_TASK GOAL:_ Lines after the one containing "plt.rcParams['font.family'] = ['Liberation" are to be omitted; print exactly each line from the start of the records up to and including it.

* Begin EXERCISE DATA *

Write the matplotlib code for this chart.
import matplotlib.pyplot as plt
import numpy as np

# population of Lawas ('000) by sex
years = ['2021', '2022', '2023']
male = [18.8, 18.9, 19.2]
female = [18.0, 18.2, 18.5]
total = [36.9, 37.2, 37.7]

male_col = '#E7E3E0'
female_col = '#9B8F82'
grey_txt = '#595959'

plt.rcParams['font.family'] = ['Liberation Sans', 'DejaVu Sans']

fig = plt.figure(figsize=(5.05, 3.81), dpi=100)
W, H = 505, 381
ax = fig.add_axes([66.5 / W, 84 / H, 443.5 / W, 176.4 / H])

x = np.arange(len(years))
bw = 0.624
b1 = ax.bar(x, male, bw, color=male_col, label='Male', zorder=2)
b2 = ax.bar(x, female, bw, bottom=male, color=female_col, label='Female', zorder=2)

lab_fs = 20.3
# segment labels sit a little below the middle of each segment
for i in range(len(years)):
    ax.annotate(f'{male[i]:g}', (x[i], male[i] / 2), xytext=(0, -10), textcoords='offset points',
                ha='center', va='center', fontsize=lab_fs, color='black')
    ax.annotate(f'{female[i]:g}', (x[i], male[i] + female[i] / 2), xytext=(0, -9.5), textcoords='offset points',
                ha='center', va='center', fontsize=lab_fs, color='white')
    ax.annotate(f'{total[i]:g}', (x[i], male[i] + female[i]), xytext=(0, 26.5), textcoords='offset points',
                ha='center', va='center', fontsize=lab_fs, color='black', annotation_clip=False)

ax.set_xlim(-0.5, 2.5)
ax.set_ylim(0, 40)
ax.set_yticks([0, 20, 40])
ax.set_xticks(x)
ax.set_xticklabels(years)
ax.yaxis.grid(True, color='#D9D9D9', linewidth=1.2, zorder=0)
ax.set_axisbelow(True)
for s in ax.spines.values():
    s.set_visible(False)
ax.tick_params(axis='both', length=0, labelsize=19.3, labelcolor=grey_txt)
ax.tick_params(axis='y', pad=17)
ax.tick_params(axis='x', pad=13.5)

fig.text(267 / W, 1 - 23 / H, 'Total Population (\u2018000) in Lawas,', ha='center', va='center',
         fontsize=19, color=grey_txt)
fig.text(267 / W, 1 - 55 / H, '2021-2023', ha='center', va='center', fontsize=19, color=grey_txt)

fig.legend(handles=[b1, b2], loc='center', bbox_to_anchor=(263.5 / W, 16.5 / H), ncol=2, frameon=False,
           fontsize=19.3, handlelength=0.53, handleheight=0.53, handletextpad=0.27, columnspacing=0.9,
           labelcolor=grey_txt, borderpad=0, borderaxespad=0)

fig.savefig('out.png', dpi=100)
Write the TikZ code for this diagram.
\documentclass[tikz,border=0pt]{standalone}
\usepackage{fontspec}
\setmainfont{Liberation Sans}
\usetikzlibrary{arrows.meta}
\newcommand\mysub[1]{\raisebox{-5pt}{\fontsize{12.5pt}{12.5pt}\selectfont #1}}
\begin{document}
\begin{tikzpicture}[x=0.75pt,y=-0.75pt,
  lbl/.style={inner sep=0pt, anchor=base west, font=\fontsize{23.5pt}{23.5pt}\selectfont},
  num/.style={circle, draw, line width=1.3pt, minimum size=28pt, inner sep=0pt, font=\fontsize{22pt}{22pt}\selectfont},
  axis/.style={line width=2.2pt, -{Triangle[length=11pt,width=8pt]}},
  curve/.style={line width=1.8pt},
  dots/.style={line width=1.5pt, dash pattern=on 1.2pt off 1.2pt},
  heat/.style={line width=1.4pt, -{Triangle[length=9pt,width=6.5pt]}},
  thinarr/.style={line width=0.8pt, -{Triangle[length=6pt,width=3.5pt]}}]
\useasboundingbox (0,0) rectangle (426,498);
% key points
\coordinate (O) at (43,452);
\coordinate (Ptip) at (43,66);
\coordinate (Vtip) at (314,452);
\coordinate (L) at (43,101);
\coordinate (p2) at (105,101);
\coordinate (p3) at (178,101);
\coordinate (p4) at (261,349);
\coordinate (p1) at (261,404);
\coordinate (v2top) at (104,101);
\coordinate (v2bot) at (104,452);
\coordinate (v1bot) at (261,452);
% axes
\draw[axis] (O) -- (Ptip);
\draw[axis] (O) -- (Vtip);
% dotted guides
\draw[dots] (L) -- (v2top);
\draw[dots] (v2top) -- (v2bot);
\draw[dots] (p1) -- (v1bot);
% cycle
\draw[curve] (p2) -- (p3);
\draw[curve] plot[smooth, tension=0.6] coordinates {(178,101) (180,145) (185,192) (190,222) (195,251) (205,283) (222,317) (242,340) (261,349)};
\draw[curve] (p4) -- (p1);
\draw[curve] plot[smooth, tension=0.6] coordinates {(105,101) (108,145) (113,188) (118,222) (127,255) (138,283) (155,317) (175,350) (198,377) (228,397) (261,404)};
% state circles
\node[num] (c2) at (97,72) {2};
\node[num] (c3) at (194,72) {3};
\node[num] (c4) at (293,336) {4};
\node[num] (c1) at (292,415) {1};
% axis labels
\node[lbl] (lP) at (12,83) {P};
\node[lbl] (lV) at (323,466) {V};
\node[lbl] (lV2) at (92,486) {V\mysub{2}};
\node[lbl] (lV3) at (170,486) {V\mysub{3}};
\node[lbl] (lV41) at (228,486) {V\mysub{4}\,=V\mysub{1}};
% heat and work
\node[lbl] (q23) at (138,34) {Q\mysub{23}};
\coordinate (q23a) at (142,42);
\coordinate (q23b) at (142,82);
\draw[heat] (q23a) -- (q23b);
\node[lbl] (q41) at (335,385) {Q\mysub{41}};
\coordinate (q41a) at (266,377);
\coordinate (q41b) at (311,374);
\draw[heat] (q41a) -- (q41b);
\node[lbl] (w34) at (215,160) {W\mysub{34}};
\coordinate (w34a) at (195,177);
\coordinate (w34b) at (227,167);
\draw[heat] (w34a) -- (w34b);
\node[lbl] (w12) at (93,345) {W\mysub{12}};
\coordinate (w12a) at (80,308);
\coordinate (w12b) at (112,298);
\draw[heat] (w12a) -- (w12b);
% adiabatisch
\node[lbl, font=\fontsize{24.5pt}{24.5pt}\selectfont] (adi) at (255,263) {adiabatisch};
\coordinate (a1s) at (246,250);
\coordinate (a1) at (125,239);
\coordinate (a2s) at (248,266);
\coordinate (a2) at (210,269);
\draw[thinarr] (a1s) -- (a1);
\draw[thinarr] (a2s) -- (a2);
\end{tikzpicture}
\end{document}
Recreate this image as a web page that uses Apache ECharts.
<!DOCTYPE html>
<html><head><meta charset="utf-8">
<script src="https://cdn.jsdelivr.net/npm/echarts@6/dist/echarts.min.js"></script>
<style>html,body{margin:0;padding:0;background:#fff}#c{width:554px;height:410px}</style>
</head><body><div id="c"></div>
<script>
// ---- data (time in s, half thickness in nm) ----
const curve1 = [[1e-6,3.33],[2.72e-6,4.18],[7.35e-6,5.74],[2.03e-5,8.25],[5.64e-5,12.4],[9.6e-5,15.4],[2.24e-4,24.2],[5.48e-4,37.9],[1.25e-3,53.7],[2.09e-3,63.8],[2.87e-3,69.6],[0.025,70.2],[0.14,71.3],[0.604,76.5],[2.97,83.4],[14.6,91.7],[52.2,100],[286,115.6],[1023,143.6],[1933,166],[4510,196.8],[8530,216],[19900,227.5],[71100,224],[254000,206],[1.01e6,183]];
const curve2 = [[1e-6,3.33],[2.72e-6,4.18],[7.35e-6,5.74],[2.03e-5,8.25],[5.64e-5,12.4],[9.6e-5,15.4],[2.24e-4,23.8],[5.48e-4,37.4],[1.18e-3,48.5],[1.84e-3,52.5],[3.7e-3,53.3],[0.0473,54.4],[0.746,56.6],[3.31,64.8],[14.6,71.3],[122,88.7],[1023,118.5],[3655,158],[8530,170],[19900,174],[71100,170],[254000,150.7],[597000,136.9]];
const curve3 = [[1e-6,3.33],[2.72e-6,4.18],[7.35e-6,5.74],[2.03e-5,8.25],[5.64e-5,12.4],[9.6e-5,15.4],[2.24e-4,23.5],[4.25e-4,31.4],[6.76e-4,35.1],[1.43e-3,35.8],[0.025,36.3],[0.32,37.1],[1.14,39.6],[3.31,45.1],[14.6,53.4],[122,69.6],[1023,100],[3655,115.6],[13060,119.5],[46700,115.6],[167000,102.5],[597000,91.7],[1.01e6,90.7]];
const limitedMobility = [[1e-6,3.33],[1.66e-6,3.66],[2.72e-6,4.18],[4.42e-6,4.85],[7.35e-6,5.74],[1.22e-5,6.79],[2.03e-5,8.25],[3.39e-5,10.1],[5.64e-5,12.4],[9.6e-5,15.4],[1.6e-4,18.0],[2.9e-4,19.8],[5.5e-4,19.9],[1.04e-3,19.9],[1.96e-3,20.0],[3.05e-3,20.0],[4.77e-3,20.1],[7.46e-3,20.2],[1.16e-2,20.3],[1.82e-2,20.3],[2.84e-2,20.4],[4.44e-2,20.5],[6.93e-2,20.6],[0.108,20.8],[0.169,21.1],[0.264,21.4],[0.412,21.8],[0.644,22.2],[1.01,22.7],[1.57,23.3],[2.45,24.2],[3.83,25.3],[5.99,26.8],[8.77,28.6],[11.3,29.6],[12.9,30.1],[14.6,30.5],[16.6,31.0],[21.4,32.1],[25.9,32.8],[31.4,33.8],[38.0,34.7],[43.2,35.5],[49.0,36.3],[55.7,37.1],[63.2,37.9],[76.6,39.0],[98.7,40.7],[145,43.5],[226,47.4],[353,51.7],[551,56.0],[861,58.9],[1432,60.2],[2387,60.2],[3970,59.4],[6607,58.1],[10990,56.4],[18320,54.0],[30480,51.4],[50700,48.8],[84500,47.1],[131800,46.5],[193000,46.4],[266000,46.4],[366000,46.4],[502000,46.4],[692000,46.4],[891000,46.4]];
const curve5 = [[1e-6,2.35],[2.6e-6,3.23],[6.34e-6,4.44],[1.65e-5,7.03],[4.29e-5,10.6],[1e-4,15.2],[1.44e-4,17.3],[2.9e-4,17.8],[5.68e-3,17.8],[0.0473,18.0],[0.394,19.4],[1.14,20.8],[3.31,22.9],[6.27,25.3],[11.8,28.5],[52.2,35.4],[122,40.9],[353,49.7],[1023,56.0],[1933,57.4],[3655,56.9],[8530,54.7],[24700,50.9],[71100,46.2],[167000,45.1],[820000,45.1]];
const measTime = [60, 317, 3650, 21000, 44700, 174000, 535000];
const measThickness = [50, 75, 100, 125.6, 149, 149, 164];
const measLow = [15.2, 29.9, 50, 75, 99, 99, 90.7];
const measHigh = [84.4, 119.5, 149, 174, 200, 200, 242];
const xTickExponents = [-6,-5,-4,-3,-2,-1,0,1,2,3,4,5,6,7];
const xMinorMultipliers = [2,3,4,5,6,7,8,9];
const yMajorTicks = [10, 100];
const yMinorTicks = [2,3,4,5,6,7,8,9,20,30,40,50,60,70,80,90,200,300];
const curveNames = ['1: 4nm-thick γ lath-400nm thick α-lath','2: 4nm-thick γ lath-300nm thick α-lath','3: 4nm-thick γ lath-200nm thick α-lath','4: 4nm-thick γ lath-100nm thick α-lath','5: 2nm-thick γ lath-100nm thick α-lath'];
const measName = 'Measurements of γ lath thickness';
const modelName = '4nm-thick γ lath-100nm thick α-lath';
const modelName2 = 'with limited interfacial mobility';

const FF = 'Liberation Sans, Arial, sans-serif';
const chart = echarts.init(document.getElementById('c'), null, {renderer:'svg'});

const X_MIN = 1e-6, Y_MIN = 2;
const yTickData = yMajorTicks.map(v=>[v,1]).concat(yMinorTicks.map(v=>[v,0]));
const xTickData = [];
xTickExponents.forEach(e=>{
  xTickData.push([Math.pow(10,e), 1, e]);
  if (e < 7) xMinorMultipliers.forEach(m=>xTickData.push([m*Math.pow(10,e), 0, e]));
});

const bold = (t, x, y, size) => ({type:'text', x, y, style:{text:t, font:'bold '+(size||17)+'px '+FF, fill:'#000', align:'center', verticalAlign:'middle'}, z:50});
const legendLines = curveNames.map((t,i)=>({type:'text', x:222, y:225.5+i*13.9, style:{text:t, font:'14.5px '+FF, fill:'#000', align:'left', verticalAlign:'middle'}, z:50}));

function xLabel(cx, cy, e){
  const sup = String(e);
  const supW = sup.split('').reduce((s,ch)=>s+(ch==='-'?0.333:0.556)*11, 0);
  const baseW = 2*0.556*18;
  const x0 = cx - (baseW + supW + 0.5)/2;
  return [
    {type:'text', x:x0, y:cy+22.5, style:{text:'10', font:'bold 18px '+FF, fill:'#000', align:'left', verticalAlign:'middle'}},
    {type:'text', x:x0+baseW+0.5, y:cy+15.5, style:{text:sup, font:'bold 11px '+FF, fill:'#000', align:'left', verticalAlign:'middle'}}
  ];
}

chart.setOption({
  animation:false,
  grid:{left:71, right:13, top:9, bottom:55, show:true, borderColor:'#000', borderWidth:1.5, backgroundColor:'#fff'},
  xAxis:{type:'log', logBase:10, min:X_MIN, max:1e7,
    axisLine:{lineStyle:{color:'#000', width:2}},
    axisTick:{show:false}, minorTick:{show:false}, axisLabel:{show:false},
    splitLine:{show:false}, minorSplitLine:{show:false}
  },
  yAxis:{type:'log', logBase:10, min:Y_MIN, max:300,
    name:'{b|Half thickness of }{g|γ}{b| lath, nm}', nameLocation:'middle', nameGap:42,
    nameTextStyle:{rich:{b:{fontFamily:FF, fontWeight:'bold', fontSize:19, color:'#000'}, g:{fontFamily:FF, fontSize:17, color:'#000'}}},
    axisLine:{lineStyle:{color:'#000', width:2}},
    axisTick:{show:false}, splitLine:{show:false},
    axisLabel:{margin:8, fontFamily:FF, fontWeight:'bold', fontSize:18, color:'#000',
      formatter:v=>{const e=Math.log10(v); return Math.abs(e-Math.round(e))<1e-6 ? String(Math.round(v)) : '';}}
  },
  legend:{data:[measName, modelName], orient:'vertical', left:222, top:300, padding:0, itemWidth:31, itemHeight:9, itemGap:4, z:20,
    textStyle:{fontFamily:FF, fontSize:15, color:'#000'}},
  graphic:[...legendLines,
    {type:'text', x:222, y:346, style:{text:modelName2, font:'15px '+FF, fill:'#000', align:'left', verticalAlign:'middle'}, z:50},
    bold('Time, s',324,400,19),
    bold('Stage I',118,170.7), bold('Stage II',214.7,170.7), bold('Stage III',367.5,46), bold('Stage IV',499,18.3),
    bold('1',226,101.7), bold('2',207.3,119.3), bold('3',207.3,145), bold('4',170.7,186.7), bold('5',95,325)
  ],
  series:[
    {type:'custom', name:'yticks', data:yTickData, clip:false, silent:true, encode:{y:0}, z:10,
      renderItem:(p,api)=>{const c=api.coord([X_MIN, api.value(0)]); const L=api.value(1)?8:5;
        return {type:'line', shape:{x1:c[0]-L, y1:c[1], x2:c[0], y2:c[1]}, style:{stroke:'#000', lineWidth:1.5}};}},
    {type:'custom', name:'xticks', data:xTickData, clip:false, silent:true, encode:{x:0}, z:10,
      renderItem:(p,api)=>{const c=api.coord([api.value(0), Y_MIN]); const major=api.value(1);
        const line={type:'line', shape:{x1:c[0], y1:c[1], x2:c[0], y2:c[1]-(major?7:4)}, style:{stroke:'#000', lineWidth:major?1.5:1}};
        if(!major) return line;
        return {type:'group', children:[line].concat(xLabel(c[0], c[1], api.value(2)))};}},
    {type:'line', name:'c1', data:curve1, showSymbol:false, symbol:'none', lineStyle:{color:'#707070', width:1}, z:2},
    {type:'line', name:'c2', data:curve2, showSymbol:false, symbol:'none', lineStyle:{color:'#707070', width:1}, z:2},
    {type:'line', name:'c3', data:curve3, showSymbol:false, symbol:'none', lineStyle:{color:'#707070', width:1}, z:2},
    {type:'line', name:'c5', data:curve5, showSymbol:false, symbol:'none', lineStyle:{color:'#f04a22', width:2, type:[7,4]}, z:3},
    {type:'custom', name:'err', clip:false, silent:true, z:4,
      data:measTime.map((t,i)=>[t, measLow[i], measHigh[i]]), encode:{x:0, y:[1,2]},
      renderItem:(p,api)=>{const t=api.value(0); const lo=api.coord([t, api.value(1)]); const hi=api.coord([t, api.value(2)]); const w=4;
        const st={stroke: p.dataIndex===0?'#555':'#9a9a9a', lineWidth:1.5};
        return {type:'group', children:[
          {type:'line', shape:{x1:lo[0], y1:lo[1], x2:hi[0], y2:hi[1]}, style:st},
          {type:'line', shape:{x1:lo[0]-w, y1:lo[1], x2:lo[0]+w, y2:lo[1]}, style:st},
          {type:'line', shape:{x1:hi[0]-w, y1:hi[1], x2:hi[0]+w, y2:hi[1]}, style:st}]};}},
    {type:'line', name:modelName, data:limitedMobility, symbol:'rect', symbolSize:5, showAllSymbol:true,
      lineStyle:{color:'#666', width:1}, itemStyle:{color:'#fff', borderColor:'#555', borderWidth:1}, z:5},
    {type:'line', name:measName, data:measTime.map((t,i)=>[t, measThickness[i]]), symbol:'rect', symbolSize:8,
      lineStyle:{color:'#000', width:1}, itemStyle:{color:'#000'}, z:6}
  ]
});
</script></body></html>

* End EXERCISE DATA *

_SOLUTION TO THIS EXERCISE:_
Write the matplotlib code for this chart.
import matplotlib.pyplot as plt
import numpy as np

# population of Lawas ('000) by sex
years = ['2021', '2022', '2023']
male = [18.8, 18.9, 19.2]
female = [18.0, 18.2, 18.5]
total = [36.9, 37.2, 37.7]

male_col = '#E7E3E0'
female_col = '#9B8F82'
grey_txt = '#595959'

plt.rcParams['font.family'] = ['Liberation Sans', 'DejaVu Sans']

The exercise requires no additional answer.